With October 15th come and gone, President Obama’s Export Control Reform (ECR) Initiative has become a reality, and classifying military products has become a lot more complicated.
While it is obvious that Export Control Reform will increase the short term workload for many export compliance departments, many companies are creating a laundry list of additional concerns. Here are three common concerns:
1. ITAR Experts in an EAR World. Many Aerospace and Defense Export Compliance Officers can submit an ITAR License application in their sleep, but by entering into a brave new world known as the Department of Commerce and the Export Administration Regulations (EAR), many unknowns lurk. What information is required for a Commerce Snap-R License Submission? What license exceptions are available? How does the Department of Commerce handle Voluntary Self-Disclosures?

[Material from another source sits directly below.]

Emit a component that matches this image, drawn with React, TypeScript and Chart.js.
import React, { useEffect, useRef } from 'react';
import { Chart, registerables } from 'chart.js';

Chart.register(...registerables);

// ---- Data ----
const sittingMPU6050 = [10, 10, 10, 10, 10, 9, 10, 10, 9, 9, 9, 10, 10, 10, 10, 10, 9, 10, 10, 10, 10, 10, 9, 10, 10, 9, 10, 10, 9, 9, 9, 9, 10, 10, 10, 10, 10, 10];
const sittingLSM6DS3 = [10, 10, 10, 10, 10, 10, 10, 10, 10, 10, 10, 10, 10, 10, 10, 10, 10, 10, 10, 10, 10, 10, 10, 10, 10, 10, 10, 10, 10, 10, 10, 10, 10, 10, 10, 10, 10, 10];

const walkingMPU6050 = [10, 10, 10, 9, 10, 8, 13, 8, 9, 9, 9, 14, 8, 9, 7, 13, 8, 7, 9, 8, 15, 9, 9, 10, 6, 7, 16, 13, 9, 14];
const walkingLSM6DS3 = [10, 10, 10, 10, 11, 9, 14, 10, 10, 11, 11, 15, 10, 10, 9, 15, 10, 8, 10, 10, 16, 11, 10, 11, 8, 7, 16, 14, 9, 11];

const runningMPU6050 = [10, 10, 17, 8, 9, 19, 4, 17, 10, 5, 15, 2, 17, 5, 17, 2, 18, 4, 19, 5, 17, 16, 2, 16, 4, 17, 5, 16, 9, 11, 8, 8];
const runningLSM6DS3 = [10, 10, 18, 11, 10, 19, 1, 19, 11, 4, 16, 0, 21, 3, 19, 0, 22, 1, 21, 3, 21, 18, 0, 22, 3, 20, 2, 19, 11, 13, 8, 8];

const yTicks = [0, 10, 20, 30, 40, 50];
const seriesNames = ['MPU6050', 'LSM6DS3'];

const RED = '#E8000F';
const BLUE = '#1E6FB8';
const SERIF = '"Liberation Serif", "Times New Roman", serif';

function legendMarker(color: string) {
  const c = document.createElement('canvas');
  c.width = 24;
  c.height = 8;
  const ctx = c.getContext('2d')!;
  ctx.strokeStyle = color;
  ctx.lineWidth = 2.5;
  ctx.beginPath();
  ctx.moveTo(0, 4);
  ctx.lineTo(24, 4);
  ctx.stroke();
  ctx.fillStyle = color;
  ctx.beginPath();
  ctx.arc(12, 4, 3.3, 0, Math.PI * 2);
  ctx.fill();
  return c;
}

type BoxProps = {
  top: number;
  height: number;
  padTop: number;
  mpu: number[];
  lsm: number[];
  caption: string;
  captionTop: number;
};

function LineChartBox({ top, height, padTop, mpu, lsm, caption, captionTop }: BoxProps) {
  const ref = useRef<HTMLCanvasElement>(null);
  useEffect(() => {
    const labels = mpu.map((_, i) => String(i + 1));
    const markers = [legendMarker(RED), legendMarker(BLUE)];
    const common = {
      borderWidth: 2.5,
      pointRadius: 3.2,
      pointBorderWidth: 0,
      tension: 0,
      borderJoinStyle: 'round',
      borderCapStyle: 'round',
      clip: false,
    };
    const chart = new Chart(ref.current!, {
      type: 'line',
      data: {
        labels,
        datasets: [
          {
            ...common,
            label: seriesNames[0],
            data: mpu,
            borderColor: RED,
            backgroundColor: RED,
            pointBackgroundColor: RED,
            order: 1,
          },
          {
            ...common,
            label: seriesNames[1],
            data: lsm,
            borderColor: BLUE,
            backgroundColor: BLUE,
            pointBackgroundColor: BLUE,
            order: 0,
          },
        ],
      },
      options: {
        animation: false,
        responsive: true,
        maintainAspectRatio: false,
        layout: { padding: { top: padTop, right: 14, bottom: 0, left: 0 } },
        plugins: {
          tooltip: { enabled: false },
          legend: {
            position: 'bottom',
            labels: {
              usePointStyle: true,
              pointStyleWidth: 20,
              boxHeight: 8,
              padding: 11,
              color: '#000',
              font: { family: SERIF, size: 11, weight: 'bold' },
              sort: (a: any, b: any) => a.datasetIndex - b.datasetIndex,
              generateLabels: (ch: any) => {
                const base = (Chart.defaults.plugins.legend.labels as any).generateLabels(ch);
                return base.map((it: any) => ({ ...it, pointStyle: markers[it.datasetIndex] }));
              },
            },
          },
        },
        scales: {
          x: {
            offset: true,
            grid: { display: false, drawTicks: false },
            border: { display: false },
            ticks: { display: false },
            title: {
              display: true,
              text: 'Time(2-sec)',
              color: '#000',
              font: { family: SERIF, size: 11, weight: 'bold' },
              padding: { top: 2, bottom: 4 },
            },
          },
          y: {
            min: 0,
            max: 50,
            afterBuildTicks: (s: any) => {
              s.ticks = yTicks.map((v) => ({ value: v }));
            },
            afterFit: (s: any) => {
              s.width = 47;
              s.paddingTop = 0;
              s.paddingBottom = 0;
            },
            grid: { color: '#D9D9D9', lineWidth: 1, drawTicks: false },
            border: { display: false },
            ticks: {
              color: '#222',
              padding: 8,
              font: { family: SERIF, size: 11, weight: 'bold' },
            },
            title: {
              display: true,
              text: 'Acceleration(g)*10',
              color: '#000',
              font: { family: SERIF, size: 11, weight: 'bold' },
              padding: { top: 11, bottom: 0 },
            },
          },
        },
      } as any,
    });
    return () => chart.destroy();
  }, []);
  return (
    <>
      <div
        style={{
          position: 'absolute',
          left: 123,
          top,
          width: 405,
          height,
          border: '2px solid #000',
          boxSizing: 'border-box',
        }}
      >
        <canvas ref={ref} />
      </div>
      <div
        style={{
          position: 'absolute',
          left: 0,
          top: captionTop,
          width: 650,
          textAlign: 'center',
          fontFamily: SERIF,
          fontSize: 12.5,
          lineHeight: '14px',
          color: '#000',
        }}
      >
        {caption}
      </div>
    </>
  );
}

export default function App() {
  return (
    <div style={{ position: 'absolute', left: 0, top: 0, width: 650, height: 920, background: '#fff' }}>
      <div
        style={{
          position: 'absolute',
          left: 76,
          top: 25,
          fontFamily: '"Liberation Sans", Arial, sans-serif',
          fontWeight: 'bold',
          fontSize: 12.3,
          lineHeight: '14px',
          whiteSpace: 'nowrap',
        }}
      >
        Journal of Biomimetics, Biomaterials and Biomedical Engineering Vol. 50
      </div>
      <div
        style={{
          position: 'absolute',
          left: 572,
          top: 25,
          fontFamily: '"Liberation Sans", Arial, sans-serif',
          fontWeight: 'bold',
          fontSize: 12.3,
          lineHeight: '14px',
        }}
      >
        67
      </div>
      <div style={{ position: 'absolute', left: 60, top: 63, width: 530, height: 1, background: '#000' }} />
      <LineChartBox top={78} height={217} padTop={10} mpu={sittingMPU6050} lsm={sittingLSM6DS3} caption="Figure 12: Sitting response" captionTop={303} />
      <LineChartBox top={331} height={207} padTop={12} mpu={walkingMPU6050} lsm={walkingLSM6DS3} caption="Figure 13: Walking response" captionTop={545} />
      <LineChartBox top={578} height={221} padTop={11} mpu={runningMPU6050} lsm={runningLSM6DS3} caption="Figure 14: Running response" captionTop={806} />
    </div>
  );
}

The BIS is advocating companies to go out and get EAR Training, but many compliance officers still have a general sense of unease as they now slowly start to wade into this uncharted territory.
2. Updating your Supply Chain. You are not the only one who needs to update your current classifications. You also need to be concerned that your suppliers properly classify products that they provide you, and that your customers receive the new classifications for any products that you manufacture. Remember, the most accurate classifications can only come from the product manufacturer and an individual that has detailed knowledge on the history and technical details of the item, such as an engineer. When it comes to your customers, if they haven’t already started, pretty soon, they will come asking if any of the parts and items you provide them have been affected by Export Control Reform.
3. Realistic Management Buy In. A common concern in the world of export controls is getting support from upper management. When it comes to Export Control Reform, this can be divided into two buckets: budget and realistic expectations. Will your management provide you with the resources you need to get this job done? Will they provide adequate time to reclassify your products? I recently heard of a big player in the aerospace and defense sector that was allotting each ECO five weeks to reclassify 100,000 parts and components. By forcing a deadline on reclassification and not providing the export compliance group the resources they need, companies are opening themselves up to the risk of inaccurate classifications, which can grind an organization to a halt if licenses start getting delayed, shipments are held up, and worst of all, the dreaded Voluntary Self Disclosure must occur.
Each company affected by Export Control Reform will feel different pains and concerns, yet, there is a simple message that can alleviate future headaches: get it right the first time. Procrastinating and quick and dirty fixes will do nothing but delay the inevitable need to take your time and figure out the new regulations accurately.